One doesn't ordinarily 'run grounds' on the line side of service disconnects. The grounded conductor is the fault return path there.
 

Jdoyle

Member
Location
Sugar Land
Occupation
Inspector
There will be 6 meters being fed from the gutter, then each meter will have a fused disconnect after the meter. When the shell was built before each tenant came in, the main gutter had the grounding electrods connected to a ground busbar in the gutter/tapbox. As each tenant is beginning their individual build outs, we are noticing that the utility provider is making them pull out the grounds from the busbar in the gutter/tapbox. But when this is done, there is now no grounding for each service. Each first means of disconnect has the neutrals and grounds bonded. The electricians are now confused as to where to get the grounds from.
 

jaggedben

Senior Member
Location
Northern California
Occupation
Solar and Energy Storage Installer
Again, the NEC allows you to ground the service in the tap box. You seem to be confusing grounding and bonding.

What is your 'ground bar' in the tap box connected to? Is the grounded conductor (neutral) bonded to the tap box or gutter?
 

david

Senior Member
Location
Pennsylvania
From your posting you said you did the inspection, the utility requlations should state if grounding electrode conductors are not allowed in equipment that the utility is sealing.

The tap box would be a common location for all the service disconnects, if so you would expect to only see one grounding electrode conductor from that location to a concrete encased electrode, and one GEC to the ground rods you mentioned.

If the utility is not allowing that you could talk to the electrician about installing a copper bussbar and installing your GEC to that bussbar

Install GEC from your individual service disconnects to the copper bussbar.

There are other options using a common grounding electrode conductor and taps.

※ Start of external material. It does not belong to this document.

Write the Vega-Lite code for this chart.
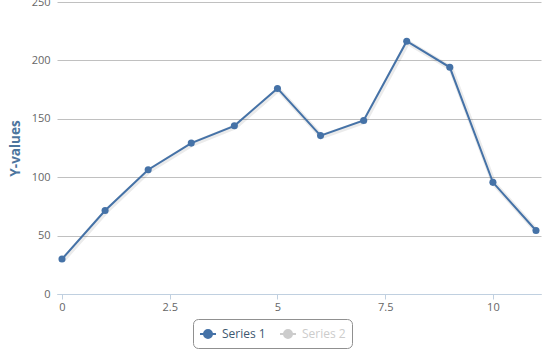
{
  "$schema": "https://vega.github.io/schema/vega-lite/v6.json",
  "width": 484,
  "height": 292,
  "autosize": {"type": "none"},
  "padding": {"left": 57, "top": 2, "right": 9, "bottom": 58},
  "background": "white",
  "config": {
    "view": {"stroke": null},
    "font": "Open Sans"
  },
  "title": {
    "text": "Highcharts.com",
    "orient": "bottom",
    "anchor": "end",
    "fontSize": 9,
    "fontWeight": "normal",
    "color": "#909090",
    "offset": 38
  },
  "data": {
    "values": [
      {"x": 0, "y": 29.9, "series": "Series 1"},
      {"x": 1, "y": 71.5, "series": "Series 1"},
      {"x": 2, "y": 106.4, "series": "Series 1"},
      {"x": 3, "y": 129.2, "series": "Series 1"},
      {"x": 4, "y": 144.0, "series": "Series 1"},
      {"x": 5, "y": 176.0, "series": "Series 1"},
      {"x": 6, "y": 135.6, "series": "Series 1"},
      {"x": 7, "y": 148.5, "series": "Series 1"},
      {"x": 8, "y": 216.4, "series": "Series 1"},
      {"x": 9, "y": 194.1, "series": "Series 1"},
      {"x": 10, "y": 95.6, "series": "Series 1"},
      {"x": 11, "y": 54.4, "series": "Series 1"}
    ]
  },
  "encoding": {
    "x": {
      "field": "x",
      "type": "quantitative",
      "scale": {"domain": [-0.116, 11.116], "nice": false, "zero": false},
      "axis": {
        "title": null,
        "values": [0, 2.5, 5, 7.5, 10],
        "format": ".1~f",
        "grid": false,
        "domainColor": "#C0D0E0",
        "tickColor": "#C0D0E0",
        "tickSize": 5,
        "labelColor": "#666666",
        "labelFontSize": 11,
        "labelPadding": 2,
        "labelFlush": false
      }
    },
    "y": {
      "field": "y",
      "type": "quantitative",
      "scale": {"domain": [0, 250], "nice": false},
      "axis": {
        "title": "Y-values",
        "values": [0, 50, 100, 150, 200, 250],
        "domain": false,
        "ticks": false,
        "gridColor": "#C0C0C0",
        "gridWidth": 1,
        "labelColor": "#666666",
        "labelFontSize": 11,
        "labelPadding": 7,
        "labelFlush": false,
        "titleColor": "#4D759E",
        "titleFontSize": 13.5,
        "titleFontWeight": "bold",
        "titleX": -42,
        "titleY": 146,
        "titleAngle": -90,
        "titleAlign": "center",
        "titleBaseline": "middle"
      }
    }
  },
  "layer": [
    {
      "mark": {"type": "line", "stroke": "#000000", "strokeOpacity": 0.08, "strokeWidth": 5, "xOffset": 1, "yOffset": 1, "interpolate": "linear"},
      "encoding": {}
    },
    {
      "mark": {"type": "line", "stroke": "#4572A7", "strokeWidth": 2, "interpolate": "linear"},
      "encoding": {}
    },
    {
      "mark": {"type": "point", "filled": true, "opacity": 1, "size": 50},
      "encoding": {
        "color": {
          "field": "series",
          "type": "nominal",
          "scale": {"domain": ["Series 1", "Series 2"], "range": ["#4572A7", "#CCCCCC"]},
          "legend": {
            "title": null,
            "orient": "none",
            "legendX": 136,
            "legendY": 317,
            "direction": "horizontal",
            "symbolType": "M-1,0L1,0M0.5,0A0.5,0.5 0 1 1 -0.5,0A0.5,0.5 0 1 1 0.5,0",
            "symbolSize": 256,
            "symbolStrokeWidth": 2,
            "symbolOpacity": 1,
            "labelFontSize": 12,
            "labelColor": "#3E576F",
            "labelOffset": 5,
            "columnPadding": 10,
            "padding": 6,
            "strokeColor": "#909090",
            "cornerRadius": 5,
            "encode": {
              "labels": {"update": {"fill": {"signal": "datum.value === 'Series 2' ? '#CCCCCC' : '#3E576F'"}}},
              "symbols": {"update": {
                "stroke": {"signal": "datum.value === 'Series 2' ? '#CCCCCC' : '#4572A7'"},
                "fill": {"signal": "datum.value === 'Series 2' ? '#CCCCCC' : '#4572A7'"},
                "strokeWidth": {"value": 2},
                "opacity": {"value": 1}
              }}
            }
          }
        }
      }
    }
  ]
}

As a note I never herd of a utility unwilling to talk to an inspector about one of their requlations
 

gene6

Senior Member
Location
NY
Occupation
Electrician
It sounds like this 'gutter' is a sealed inaccessible service end box. And what the utility may call multiple services the NEC calls one service, remember meters don't make a service.
Here that ground bar would not be allowed in that 'gutter' it would be mounted on the wall under the disconnects. the only bonding in that 'gutter' would be the neutral to the gutter.